Development of an automatic landing system based on adaptive fuzzy logic control for fixed-wing unmanned aerial vehicles

An automatic landing system for fixed-wing Unmanned Aerial Vehicles (UAVs) was designed and verified by using a self-developed hardware-in-loop (HIL) simulation platform in this study. Since the landing procedure for a fixed-wing UAV is different from civil aviation, the landing data collected from real flight tests were analysed to design the automatic landing strategy. The adopted experimental platform is the Spoonbill-100 (SP-100) UAV system which was designed by the Remotely Piloted Vehicle & Micro Satellite Research Laboratory (RMRL) at National Cheng Kung University (NCKU). To boost the process of development and verification, the fuzzy logic control (FLC) was utilized to design the flight control system which includes lateral control, longitudinal control, and navigation strategy.
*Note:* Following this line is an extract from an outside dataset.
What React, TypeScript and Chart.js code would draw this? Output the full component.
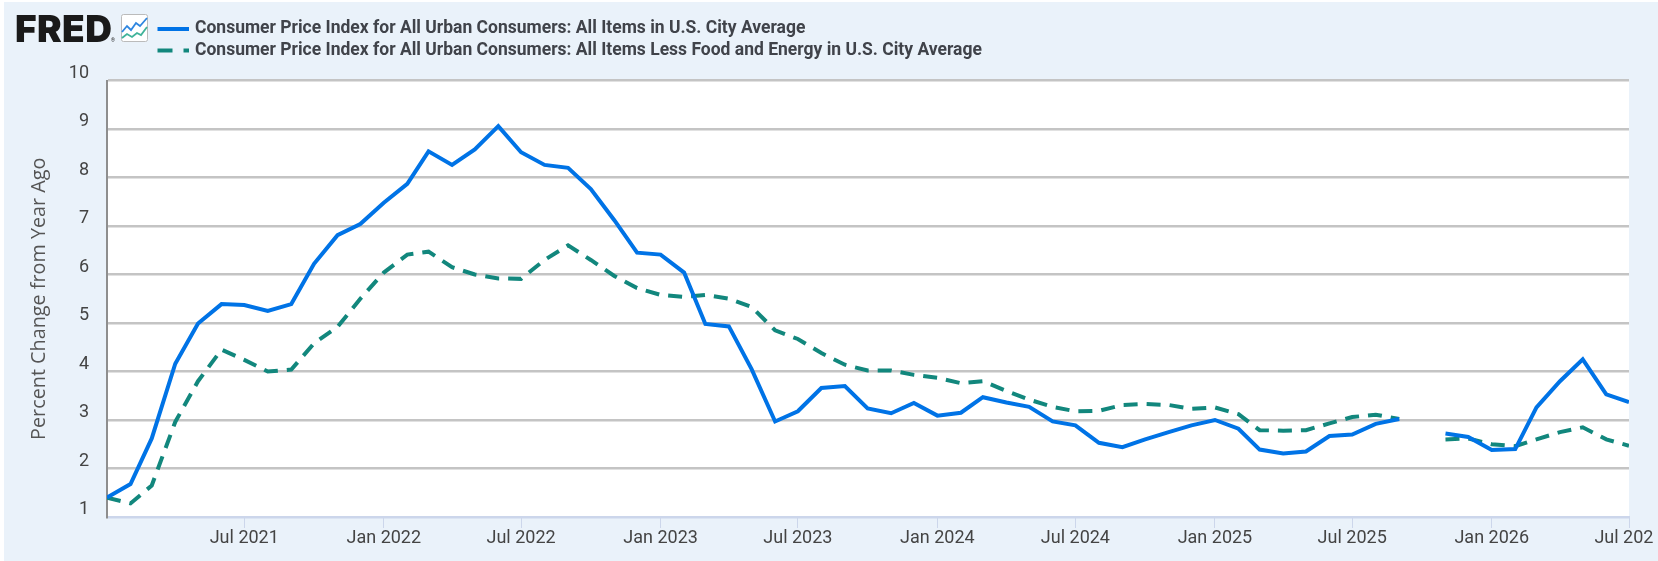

Furthermore, an adaptive fuzzy control was applied to the altitude control for switching the membership functions of the fuzzy controller. The adaptive altitude control made the UAV have better performance during landing process. Finally, the designed automatic landing strategy and autonomous flight control was verified by using the developed HIL simulation system and a real flight test platform. The simulation and real flight test results show that the proposed automatic landing system can achieve the requirements of automatic landing procedure for SP-100 UAV.